__Short task__: Wherever a line below holds the word "React", copy that line.

Charts and diagrams as code
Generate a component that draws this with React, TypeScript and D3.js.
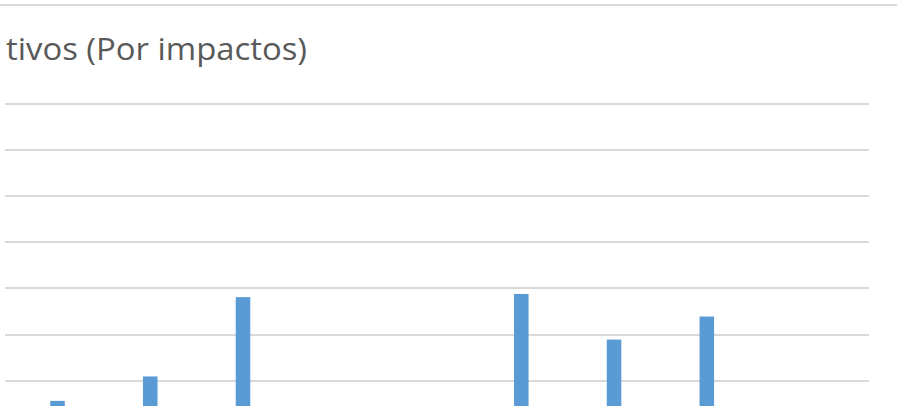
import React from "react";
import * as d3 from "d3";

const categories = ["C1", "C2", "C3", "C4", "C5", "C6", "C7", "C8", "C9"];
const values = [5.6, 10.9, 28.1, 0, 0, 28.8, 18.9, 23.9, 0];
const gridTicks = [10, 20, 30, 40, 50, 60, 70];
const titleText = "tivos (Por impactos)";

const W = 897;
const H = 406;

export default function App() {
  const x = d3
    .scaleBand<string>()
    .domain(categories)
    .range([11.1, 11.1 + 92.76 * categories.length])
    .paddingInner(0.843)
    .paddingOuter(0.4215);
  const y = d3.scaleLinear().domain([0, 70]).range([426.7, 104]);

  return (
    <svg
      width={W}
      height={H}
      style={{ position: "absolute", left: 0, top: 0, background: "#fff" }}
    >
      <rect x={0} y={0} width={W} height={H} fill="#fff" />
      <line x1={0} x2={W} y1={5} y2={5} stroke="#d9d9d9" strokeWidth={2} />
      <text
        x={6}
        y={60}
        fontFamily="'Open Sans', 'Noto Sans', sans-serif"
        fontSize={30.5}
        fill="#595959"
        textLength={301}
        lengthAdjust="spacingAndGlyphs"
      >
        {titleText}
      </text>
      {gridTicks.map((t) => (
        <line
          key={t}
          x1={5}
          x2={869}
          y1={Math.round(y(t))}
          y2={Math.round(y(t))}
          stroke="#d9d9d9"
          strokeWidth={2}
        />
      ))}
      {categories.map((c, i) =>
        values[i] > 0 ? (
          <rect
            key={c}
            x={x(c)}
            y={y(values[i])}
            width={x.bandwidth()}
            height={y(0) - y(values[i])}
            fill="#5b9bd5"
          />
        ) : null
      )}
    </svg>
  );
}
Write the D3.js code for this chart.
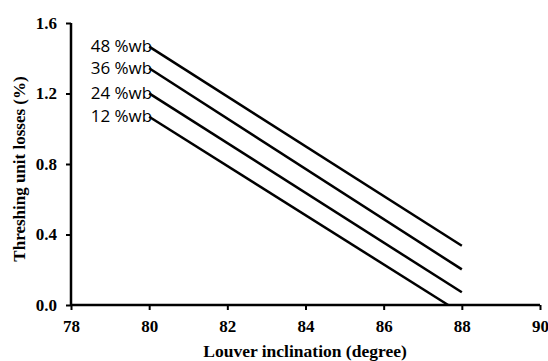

__The reply__:
Generate a component that draws this with React, TypeScript and D3.js.
import React from "react";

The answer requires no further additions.